Plagued by cost overruns and claims of improper communications between the company and state regulators, Duke, in March, proposed a “hard” cap of $2.72 billion for the controversial coal gasification plant’s recoverable costs. Financing charges would add another $160 million or so, raising the total to about $2.88 billion.

The utility, a subsidiary of Charlotte, N.C.-based Duke Energy, said that would translate into an overall customer rate increase of about 16% for Edwardsport, down from the previous average of 19%. The average residential customer would pay about 14% more.

“The effect of these proposals would be to bring the project’s near-term rate impact to approximately the same level it would have been under the currently approved, $2.35 billion cost estimate,” said Duke Energy Indiana President Doug Esamann. “We believe this approach balances four important objectives: the continuing need for new power generation; modernizing Indiana’s aging power system; reducing the customer rate impact; and giving shareholders a reasonable return on their investment.”

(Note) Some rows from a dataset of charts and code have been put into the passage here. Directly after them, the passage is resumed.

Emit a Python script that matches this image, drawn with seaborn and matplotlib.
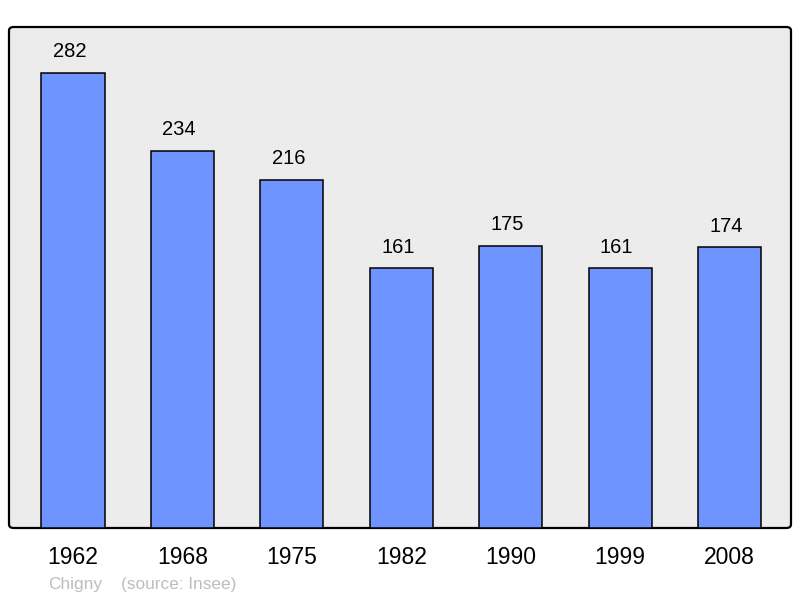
import pandas as pd
import matplotlib
matplotlib.use("Agg")
import matplotlib.pyplot as plt
from matplotlib.patches import FancyBboxPatch
import seaborn as sns

years = ["1962", "1968", "1975", "1982", "1990", "1999", "2008"]
population = [282, 234, 216, 161, 175, 161, 174]
commune = "Chigny"
source = "(source: Insee)"

BAR_COLOR = "#7094ff"
BG_COLOR = "#ececec"

sns.set_theme(style="white")
plt.rcParams["font.family"] = ["Liberation Sans", "DejaVu Sans"]

df = pd.DataFrame({"year": years, "pop": population})

fig = plt.figure(figsize=(8, 5.98), dpi=100)
ax = fig.add_axes([9 / 800, 70 / 598, 782 / 800, 501 / 598])
ax.set_facecolor("none")
ax.set_zorder(2)

# fond gris arrondi
frame = FancyBboxPatch((9 / 800, 70 / 598), 782 / 800, 501 / 598,
                       boxstyle="round,pad=0,rounding_size=0.006",
                       transform=fig.transFigure, facecolor=BG_COLOR,
                       edgecolor="black", linewidth=1.6, zorder=-1)
fig.patches.append(frame)

sns.barplot(data=df, x="year", y="pop", color=BAR_COLOR, width=0.576,
            edgecolor="black", linewidth=1.1, saturation=1, ax=ax, zorder=2)

for i, v in enumerate(population):
    ax.annotate(str(v), xy=(i, v), xytext=(-2.5, 8.5), textcoords="offset points",
                ha="center", va="bottom", fontsize=14.5, color="black")

ax.set_xlim(-0.585, 6.562)
ax.set_ylim(0, 310.6)
ax.set_xlabel("")
ax.set_ylabel("")
ax.set_yticks([])
ax.tick_params(axis="x", length=0, labelsize=16.5, pad=13, colors="black")
for s in ax.spines.values():
    s.set_visible(False)

fig.text(48 / 800, 1 - 584 / 598, commune, fontsize=12.4, color="#bdbdbd", va="center")
fig.text(121 / 800, 1 - 584 / 598, source, fontsize=12.4, color="#bdbdbd", va="center")

plt.savefig("out.png", dpi=100)
plt.close()
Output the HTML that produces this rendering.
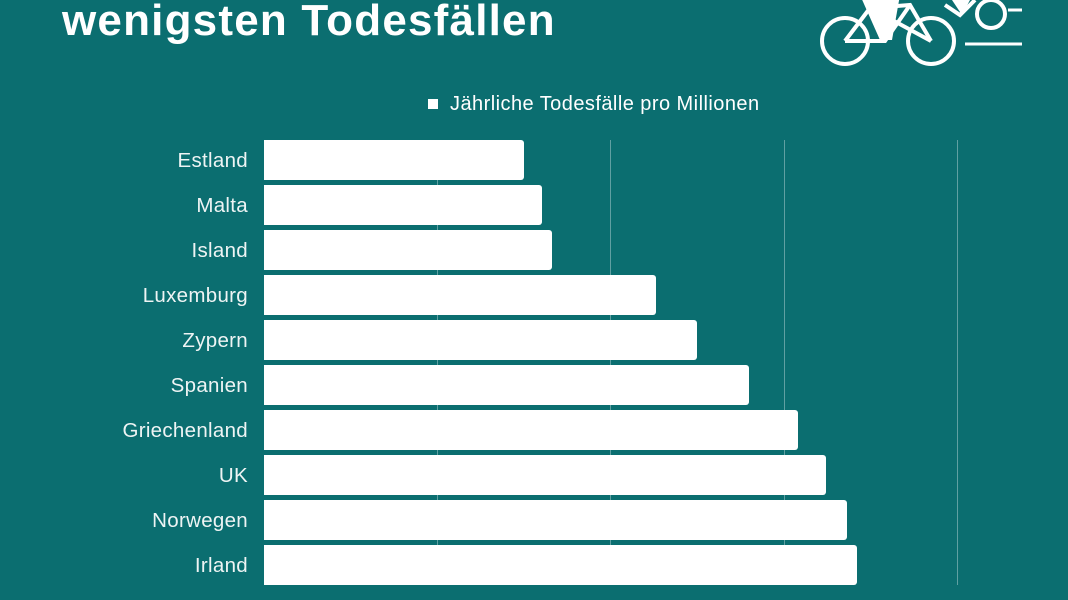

The company’s critics were not swayed. Duke and several stakeholders, including an industrial group representing some of the utility’s largest Indiana customers, and the state’s consumer watchdog agency were wary. Last fall, they had entered into a proposed settlement with Duke that would have capped the project’s cost at $2.987 billion, including a hard cap of $2.88 billion. The company withdrew that deal from the Indiana Utility Regulatory Commission in December amid a growing ethics flap over e-mails that showed a cozy relationship existed between top Duke and IURC officials. Several officials involved in the e-mail exchanges already have lost their jobs. IURC Chairman David Hardy was fired by Republican Governor Mitch Daniels, and Duke dismissed Mike Reed, who was president of Duke Energy Indiana, and Scott Storms, a former commission general counsel and chief administrative law judge who was hired as Duke’s assistant general counsel last September. James Turner, who headed Duke’s franchised electric and natural gas businesses, resigned late last year. At least three investigations—by the FBI, Indiana Ethics Commission and Duke—are ongoing.

Tim Stewart, an industrial group attorney, supports the completion of Edwardsport, on which construction is about 70% finished and is scheduled to begin operating in September 2012. But he wants Duke and its shareholders to eat a larger portion of the costs—at least $500 million more than the company is proposing.

Duke remains unwavering in its support for the plant. In testimony accompanying the latest cost cap filing, James Rogers, Duke chairman, president and CEO, said, “the capacity and energy that will be provided by this project remains needed. This is particularly true in light of the prospect of large-scale coal unit retirements in our region as a result of U.S. EPA air and water regulations.”